▶ _The task_
Write out all of the data exactly as it appears.

-------- Data block

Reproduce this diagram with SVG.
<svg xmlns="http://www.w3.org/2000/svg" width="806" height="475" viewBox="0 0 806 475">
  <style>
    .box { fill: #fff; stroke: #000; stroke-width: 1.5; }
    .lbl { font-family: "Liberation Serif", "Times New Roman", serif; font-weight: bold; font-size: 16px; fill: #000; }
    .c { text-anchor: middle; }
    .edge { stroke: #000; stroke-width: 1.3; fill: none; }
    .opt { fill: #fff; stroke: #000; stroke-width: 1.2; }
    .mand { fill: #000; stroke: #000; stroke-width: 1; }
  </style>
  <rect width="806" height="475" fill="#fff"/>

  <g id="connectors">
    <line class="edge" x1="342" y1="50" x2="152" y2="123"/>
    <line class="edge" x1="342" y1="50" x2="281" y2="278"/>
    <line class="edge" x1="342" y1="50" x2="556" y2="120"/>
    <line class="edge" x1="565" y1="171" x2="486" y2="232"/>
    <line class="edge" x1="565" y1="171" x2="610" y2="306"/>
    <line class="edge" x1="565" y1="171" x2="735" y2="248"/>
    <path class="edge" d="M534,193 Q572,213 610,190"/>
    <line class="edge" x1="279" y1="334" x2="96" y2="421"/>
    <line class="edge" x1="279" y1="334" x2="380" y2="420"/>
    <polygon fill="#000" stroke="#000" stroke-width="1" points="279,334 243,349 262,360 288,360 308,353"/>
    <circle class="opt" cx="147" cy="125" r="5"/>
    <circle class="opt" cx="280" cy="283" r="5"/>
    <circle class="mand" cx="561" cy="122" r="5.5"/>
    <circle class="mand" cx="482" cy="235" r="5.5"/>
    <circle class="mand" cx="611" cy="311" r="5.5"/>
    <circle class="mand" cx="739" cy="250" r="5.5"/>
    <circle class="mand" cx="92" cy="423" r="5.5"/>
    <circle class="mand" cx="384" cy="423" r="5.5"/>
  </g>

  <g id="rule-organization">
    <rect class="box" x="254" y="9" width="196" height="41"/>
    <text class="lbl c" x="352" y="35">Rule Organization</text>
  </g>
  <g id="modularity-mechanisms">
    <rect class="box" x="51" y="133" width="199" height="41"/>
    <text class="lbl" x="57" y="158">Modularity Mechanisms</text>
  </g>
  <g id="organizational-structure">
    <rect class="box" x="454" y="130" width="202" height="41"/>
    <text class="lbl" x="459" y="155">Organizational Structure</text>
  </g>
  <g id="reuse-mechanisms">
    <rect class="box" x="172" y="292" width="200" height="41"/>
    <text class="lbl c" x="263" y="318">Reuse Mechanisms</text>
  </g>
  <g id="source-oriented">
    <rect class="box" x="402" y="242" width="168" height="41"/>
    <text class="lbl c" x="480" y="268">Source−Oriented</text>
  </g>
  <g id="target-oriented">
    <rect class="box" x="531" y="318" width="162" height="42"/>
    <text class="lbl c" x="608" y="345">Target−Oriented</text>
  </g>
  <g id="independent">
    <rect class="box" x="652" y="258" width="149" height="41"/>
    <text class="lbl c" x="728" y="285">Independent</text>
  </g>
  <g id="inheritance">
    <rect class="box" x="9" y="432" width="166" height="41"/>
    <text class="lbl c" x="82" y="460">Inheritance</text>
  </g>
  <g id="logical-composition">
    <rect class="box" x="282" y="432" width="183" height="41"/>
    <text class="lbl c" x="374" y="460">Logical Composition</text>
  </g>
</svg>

----------------

▶ _Output for this exercise_
Reproduce this diagram with SVG.
<svg xmlns="http://www.w3.org/2000/svg" width="806" height="475" viewBox="0 0 806 475">
  <style>
    .box { fill: #fff; stroke: #000; stroke-width: 1.5; }
    .lbl { font-family: "Liberation Serif", "Times New Roman", serif; font-weight: bold; font-size: 16px; fill: #000; }
    .c { text-anchor: middle; }
    .edge { stroke: #000; stroke-width: 1.3; fill: none; }
    .opt { fill: #fff; stroke: #000; stroke-width: 1.2; }
    .mand { fill: #000; stroke: #000; stroke-width: 1; }
  </style>
  <rect width="806" height="475" fill="#fff"/>

  <g id="connectors">
    <line class="edge" x1="342" y1="50" x2="152" y2="123"/>
    <line class="edge" x1="342" y1="50" x2="281" y2="278"/>
    <line class="edge" x1="342" y1="50" x2="556" y2="120"/>
    <line class="edge" x1="565" y1="171" x2="486" y2="232"/>
    <line class="edge" x1="565" y1="171" x2="610" y2="306"/>
    <line class="edge" x1="565" y1="171" x2="735" y2="248"/>
    <path class="edge" d="M534,193 Q572,213 610,190"/>
    <line class="edge" x1="279" y1="334" x2="96" y2="421"/>
    <line class="edge" x1="279" y1="334" x2="380" y2="420"/>
    <polygon fill="#000" stroke="#000" stroke-width="1" points="279,334 243,349 262,360 288,360 308,353"/>
    <circle class="opt" cx="147" cy="125" r="5"/>
    <circle class="opt" cx="280" cy="283" r="5"/>
    <circle class="mand" cx="561" cy="122" r="5.5"/>
    <circle class="mand" cx="482" cy="235" r="5.5"/>
    <circle class="mand" cx="611" cy="311" r="5.5"/>
    <circle class="mand" cx="739" cy="250" r="5.5"/>
    <circle class="mand" cx="92" cy="423" r="5.5"/>
    <circle class="mand" cx="384" cy="423" r="5.5"/>
  </g>

  <g id="rule-organization">
    <rect class="box" x="254" y="9" width="196" height="41"/>
    <text class="lbl c" x="352" y="35">Rule Organization</text>
  </g>
  <g id="modularity-mechanisms">
    <rect class="box" x="51" y="133" width="199" height="41"/>
    <text class="lbl" x="57" y="158">Modularity Mechanisms</text>
  </g>
  <g id="organizational-structure">
    <rect class="box" x="454" y="130" width="202" height="41"/>
    <text class="lbl" x="459" y="155">Organizational Structure</text>
  </g>
  <g id="reuse-mechanisms">
    <rect class="box" x="172" y="292" width="200" height="41"/>
    <text class="lbl c" x="263" y="318">Reuse Mechanisms</text>
  </g>
  <g id="source-oriented">
    <rect class="box" x="402" y="242" width="168" height="41"/>
    <text class="lbl c" x="480" y="268">Source−Oriented</text>
  </g>
  <g id="target-oriented">
    <rect class="box" x="531" y="318" width="162" height="42"/>
    <text class="lbl c" x="608" y="345">Target−Oriented</text>
  </g>
  <g id="independent">
    <rect class="box" x="652" y="258" width="149" height="41"/>
    <text class="lbl c" x="728" y="285">Independent</text>
  </g>
  <g id="inheritance">
    <rect class="box" x="9" y="432" width="166" height="41"/>
    <text class="lbl c" x="82" y="460">Inheritance</text>
  </g>
  <g id="logical-composition">
    <rect class="box" x="282" y="432" width="183" height="41"/>
    <text class="lbl c" x="374" y="460">Logical Composition</text>
  </g>
</svg>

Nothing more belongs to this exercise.